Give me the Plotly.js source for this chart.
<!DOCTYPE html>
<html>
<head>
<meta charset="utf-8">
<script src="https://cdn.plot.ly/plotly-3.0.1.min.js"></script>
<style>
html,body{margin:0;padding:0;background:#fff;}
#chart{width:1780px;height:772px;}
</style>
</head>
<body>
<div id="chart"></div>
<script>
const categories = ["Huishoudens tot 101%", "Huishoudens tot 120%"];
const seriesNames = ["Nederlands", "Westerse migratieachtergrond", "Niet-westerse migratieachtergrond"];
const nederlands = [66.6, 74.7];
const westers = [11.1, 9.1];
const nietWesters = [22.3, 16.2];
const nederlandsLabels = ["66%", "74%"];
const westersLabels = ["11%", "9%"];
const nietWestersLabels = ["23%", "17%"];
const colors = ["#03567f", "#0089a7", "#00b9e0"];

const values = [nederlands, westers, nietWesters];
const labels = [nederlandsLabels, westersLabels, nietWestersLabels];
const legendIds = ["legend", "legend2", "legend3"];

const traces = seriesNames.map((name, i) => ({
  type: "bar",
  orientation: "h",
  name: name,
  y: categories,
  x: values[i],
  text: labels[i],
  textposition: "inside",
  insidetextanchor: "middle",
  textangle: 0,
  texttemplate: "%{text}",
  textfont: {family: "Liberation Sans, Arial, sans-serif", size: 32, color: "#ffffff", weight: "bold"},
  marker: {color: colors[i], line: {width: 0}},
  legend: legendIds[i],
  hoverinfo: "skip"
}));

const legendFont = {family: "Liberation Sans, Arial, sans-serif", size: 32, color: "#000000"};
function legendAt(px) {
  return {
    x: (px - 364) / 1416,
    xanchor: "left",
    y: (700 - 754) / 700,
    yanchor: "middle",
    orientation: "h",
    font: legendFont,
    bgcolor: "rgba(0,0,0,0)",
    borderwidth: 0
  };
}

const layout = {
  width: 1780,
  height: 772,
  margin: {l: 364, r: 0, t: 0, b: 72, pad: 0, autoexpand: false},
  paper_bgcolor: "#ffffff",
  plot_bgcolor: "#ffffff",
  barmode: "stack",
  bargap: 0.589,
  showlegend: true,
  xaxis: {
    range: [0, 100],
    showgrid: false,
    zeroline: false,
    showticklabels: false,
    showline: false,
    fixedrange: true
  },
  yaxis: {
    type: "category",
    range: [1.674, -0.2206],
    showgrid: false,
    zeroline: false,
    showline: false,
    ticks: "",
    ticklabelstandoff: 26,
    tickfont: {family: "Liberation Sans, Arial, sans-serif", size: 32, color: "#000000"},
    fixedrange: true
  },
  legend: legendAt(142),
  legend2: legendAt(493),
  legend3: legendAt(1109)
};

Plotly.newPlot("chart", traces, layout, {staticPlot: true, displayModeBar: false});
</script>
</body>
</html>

■ ■ ■

Requirement: Output every line above without altering anything.

Correct result:
Give me the Plotly.js source for this chart.
<!DOCTYPE html>
<html>
<head>
<meta charset="utf-8">
<script src="https://cdn.plot.ly/plotly-3.0.1.min.js"></script>
<style>
html,body{margin:0;padding:0;background:#fff;}
#chart{width:1780px;height:772px;}
</style>
</head>
<body>
<div id="chart"></div>
<script>
const categories = ["Huishoudens tot 101%", "Huishoudens tot 120%"];
const seriesNames = ["Nederlands", "Westerse migratieachtergrond", "Niet-westerse migratieachtergrond"];
const nederlands = [66.6, 74.7];
const westers = [11.1, 9.1];
const nietWesters = [22.3, 16.2];
const nederlandsLabels = ["66%", "74%"];
const westersLabels = ["11%", "9%"];
const nietWestersLabels = ["23%", "17%"];
const colors = ["#03567f", "#0089a7", "#00b9e0"];

const values = [nederlands, westers, nietWesters];
const labels = [nederlandsLabels, westersLabels, nietWestersLabels];
const legendIds = ["legend", "legend2", "legend3"];

const traces = seriesNames.map((name, i) => ({
  type: "bar",
  orientation: "h",
  name: name,
  y: categories,
  x: values[i],
  text: labels[i],
  textposition: "inside",
  insidetextanchor: "middle",
  textangle: 0,
  texttemplate: "%{text}",
  textfont: {family: "Liberation Sans, Arial, sans-serif", size: 32, color: "#ffffff", weight: "bold"},
  marker: {color: colors[i], line: {width: 0}},
  legend: legendIds[i],
  hoverinfo: "skip"
}));

const legendFont = {family: "Liberation Sans, Arial, sans-serif", size: 32, color: "#000000"};
function legendAt(px) {
  return {
    x: (px - 364) / 1416,
    xanchor: "left",
    y: (700 - 754) / 700,
    yanchor: "middle",
    orientation: "h",
    font: legendFont,
    bgcolor: "rgba(0,0,0,0)",
    borderwidth: 0
  };
}

const layout = {
  width: 1780,
  height: 772,
  margin: {l: 364, r: 0, t: 0, b: 72, pad: 0, autoexpand: false},
  paper_bgcolor: "#ffffff",
  plot_bgcolor: "#ffffff",
  barmode: "stack",
  bargap: 0.589,
  showlegend: true,
  xaxis: {
    range: [0, 100],
    showgrid: false,
    zeroline: false,
    showticklabels: false,
    showline: false,
    fixedrange: true
  },
  yaxis: {
    type: "category",
    range: [1.674, -0.2206],
    showgrid: false,
    zeroline: false,
    showline: false,
    ticks: "",
    ticklabelstandoff: 26,
    tickfont: {family: "Liberation Sans, Arial, sans-serif", size: 32, color: "#000000"},
    fixedrange: true
  },
  legend: legendAt(142),
  legend2: legendAt(493),
  legend3: legendAt(1109)
};

Plotly.newPlot("chart", traces, layout, {staticPlot: true, displayModeBar: false});
</script>
</body>
</html>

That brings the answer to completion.